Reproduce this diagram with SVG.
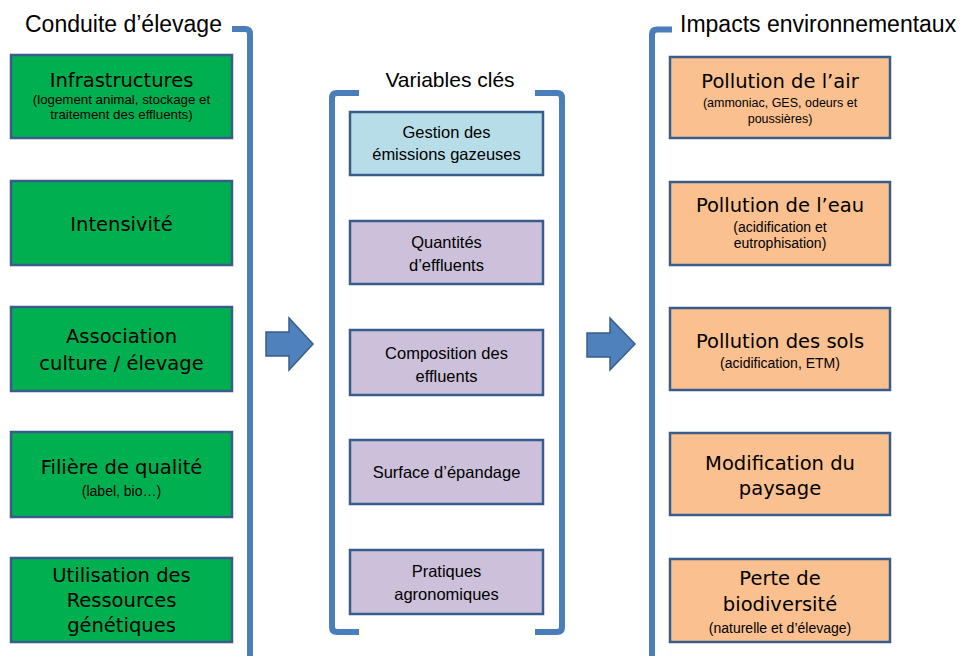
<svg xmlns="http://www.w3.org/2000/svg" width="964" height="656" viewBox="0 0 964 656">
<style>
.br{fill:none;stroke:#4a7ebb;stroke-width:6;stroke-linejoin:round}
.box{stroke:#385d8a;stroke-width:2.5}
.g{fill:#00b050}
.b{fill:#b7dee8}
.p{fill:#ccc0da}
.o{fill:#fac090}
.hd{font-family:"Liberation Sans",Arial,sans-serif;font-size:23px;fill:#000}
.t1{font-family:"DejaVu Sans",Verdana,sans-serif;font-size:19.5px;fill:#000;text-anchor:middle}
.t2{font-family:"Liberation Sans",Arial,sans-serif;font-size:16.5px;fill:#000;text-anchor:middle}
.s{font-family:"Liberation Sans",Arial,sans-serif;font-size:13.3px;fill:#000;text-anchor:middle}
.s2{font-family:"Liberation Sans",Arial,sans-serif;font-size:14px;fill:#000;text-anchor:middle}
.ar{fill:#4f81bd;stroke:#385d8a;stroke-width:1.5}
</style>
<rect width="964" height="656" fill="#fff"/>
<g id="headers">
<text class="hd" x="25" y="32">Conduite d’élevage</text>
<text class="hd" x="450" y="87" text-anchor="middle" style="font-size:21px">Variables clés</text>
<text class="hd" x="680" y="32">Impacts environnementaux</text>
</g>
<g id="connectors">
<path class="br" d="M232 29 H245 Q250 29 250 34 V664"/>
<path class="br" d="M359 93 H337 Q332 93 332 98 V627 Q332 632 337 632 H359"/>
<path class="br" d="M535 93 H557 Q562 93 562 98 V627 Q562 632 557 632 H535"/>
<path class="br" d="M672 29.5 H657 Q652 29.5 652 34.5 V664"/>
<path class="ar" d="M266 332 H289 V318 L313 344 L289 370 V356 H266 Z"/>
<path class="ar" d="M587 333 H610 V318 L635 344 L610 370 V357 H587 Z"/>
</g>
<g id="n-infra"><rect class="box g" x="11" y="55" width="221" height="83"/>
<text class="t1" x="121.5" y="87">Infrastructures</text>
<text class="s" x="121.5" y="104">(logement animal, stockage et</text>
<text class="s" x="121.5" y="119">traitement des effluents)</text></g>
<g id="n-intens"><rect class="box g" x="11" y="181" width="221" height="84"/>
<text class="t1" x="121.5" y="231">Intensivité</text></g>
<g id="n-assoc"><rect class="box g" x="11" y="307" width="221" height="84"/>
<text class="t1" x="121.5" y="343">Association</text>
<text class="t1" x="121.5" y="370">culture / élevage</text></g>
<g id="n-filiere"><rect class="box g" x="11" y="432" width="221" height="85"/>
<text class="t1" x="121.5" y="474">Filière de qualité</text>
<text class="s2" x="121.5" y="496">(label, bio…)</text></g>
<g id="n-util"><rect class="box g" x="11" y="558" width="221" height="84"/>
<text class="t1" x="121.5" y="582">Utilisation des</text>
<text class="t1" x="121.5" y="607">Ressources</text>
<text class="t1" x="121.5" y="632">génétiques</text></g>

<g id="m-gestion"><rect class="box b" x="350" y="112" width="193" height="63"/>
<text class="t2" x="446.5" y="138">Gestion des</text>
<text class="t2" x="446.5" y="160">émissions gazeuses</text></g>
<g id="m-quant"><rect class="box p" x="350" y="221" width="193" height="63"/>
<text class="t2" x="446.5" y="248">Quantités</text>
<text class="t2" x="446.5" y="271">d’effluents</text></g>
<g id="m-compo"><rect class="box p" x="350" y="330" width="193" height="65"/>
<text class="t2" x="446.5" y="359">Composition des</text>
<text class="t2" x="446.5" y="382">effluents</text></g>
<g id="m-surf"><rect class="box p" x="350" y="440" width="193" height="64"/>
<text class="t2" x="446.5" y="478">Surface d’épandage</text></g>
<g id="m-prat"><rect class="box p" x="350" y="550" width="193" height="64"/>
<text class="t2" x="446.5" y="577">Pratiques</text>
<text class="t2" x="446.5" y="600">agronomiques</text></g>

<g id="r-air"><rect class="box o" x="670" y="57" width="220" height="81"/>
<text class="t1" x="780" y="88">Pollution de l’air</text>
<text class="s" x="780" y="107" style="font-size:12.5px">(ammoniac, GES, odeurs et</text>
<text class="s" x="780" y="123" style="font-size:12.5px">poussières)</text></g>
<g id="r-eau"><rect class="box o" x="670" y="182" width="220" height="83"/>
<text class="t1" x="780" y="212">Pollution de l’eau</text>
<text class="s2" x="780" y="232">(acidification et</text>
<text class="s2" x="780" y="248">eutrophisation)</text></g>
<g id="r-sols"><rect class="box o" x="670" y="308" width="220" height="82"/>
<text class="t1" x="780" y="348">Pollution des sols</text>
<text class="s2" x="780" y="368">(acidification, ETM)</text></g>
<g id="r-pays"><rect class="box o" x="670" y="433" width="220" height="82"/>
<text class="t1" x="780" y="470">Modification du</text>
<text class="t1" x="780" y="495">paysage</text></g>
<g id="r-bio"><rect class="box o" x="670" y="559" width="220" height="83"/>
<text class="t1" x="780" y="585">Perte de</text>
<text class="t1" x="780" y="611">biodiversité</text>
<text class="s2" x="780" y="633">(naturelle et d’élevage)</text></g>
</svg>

### Exercise
Print each line of the material above exactly, with the pictures removed from your copy.

### Full response
Reproduce this diagram with SVG.
<svg xmlns="http://www.w3.org/2000/svg" width="964" height="656" viewBox="0 0 964 656">
<style>
.br{fill:none;stroke:#4a7ebb;stroke-width:6;stroke-linejoin:round}
.box{stroke:#385d8a;stroke-width:2.5}
.g{fill:#00b050}
.b{fill:#b7dee8}
.p{fill:#ccc0da}
.o{fill:#fac090}
.hd{font-family:"Liberation Sans",Arial,sans-serif;font-size:23px;fill:#000}
.t1{font-family:"DejaVu Sans",Verdana,sans-serif;font-size:19.5px;fill:#000;text-anchor:middle}
.t2{font-family:"Liberation Sans",Arial,sans-serif;font-size:16.5px;fill:#000;text-anchor:middle}
.s{font-family:"Liberation Sans",Arial,sans-serif;font-size:13.3px;fill:#000;text-anchor:middle}
.s2{font-family:"Liberation Sans",Arial,sans-serif;font-size:14px;fill:#000;text-anchor:middle}
.ar{fill:#4f81bd;stroke:#385d8a;stroke-width:1.5}
</style>
<rect width="964" height="656" fill="#fff"/>
<g id="headers">
<text class="hd" x="25" y="32">Conduite d’élevage</text>
<text class="hd" x="450" y="87" text-anchor="middle" style="font-size:21px">Variables clés</text>
<text class="hd" x="680" y="32">Impacts environnementaux</text>
</g>
<g id="connectors">
<path class="br" d="M232 29 H245 Q250 29 250 34 V664"/>
<path class="br" d="M359 93 H337 Q332 93 332 98 V627 Q332 632 337 632 H359"/>
<path class="br" d="M535 93 H557 Q562 93 562 98 V627 Q562 632 557 632 H535"/>
<path class="br" d="M672 29.5 H657 Q652 29.5 652 34.5 V664"/>
<path class="ar" d="M266 332 H289 V318 L313 344 L289 370 V356 H266 Z"/>
<path class="ar" d="M587 333 H610 V318 L635 344 L610 370 V357 H587 Z"/>
</g>
<g id="n-infra"><rect class="box g" x="11" y="55" width="221" height="83"/>
<text class="t1" x="121.5" y="87">Infrastructures</text>
<text class="s" x="121.5" y="104">(logement animal, stockage et</text>
<text class="s" x="121.5" y="119">traitement des effluents)</text></g>
<g id="n-intens"><rect class="box g" x="11" y="181" width="221" height="84"/>
<text class="t1" x="121.5" y="231">Intensivité</text></g>
<g id="n-assoc"><rect class="box g" x="11" y="307" width="221" height="84"/>
<text class="t1" x="121.5" y="343">Association</text>
<text class="t1" x="121.5" y="370">culture / élevage</text></g>
<g id="n-filiere"><rect class="box g" x="11" y="432" width="221" height="85"/>
<text class="t1" x="121.5" y="474">Filière de qualité</text>
<text class="s2" x="121.5" y="496">(label, bio…)</text></g>
<g id="n-util"><rect class="box g" x="11" y="558" width="221" height="84"/>
<text class="t1" x="121.5" y="582">Utilisation des</text>
<text class="t1" x="121.5" y="607">Ressources</text>
<text class="t1" x="121.5" y="632">génétiques</text></g>

<g id="m-gestion"><rect class="box b" x="350" y="112" width="193" height="63"/>
<text class="t2" x="446.5" y="138">Gestion des</text>
<text class="t2" x="446.5" y="160">émissions gazeuses</text></g>
<g id="m-quant"><rect class="box p" x="350" y="221" width="193" height="63"/>
<text class="t2" x="446.5" y="248">Quantités</text>
<text class="t2" x="446.5" y="271">d’effluents</text></g>
<g id="m-compo"><rect class="box p" x="350" y="330" width="193" height="65"/>
<text class="t2" x="446.5" y="359">Composition des</text>
<text class="t2" x="446.5" y="382">effluents</text></g>
<g id="m-surf"><rect class="box p" x="350" y="440" width="193" height="64"/>
<text class="t2" x="446.5" y="478">Surface d’épandage</text></g>
<g id="m-prat"><rect class="box p" x="350" y="550" width="193" height="64"/>
<text class="t2" x="446.5" y="577">Pratiques</text>
<text class="t2" x="446.5" y="600">agronomiques</text></g>

<g id="r-air"><rect class="box o" x="670" y="57" width="220" height="81"/>
<text class="t1" x="780" y="88">Pollution de l’air</text>
<text class="s" x="780" y="107" style="font-size:12.5px">(ammoniac, GES, odeurs et</text>
<text class="s" x="780" y="123" style="font-size:12.5px">poussières)</text></g>
<g id="r-eau"><rect class="box o" x="670" y="182" width="220" height="83"/>
<text class="t1" x="780" y="212">Pollution de l’eau</text>
<text class="s2" x="780" y="232">(acidification et</text>
<text class="s2" x="780" y="248">eutrophisation)</text></g>
<g id="r-sols"><rect class="box o" x="670" y="308" width="220" height="82"/>
<text class="t1" x="780" y="348">Pollution des sols</text>
<text class="s2" x="780" y="368">(acidification, ETM)</text></g>
<g id="r-pays"><rect class="box o" x="670" y="433" width="220" height="82"/>
<text class="t1" x="780" y="470">Modification du</text>
<text class="t1" x="780" y="495">paysage</text></g>
<g id="r-bio"><rect class="box o" x="670" y="559" width="220" height="83"/>
<text class="t1" x="780" y="585">Perte de</text>
<text class="t1" x="780" y="611">biodiversité</text>
<text class="s2" x="780" y="633">(naturelle et d’élevage)</text></g>
</svg>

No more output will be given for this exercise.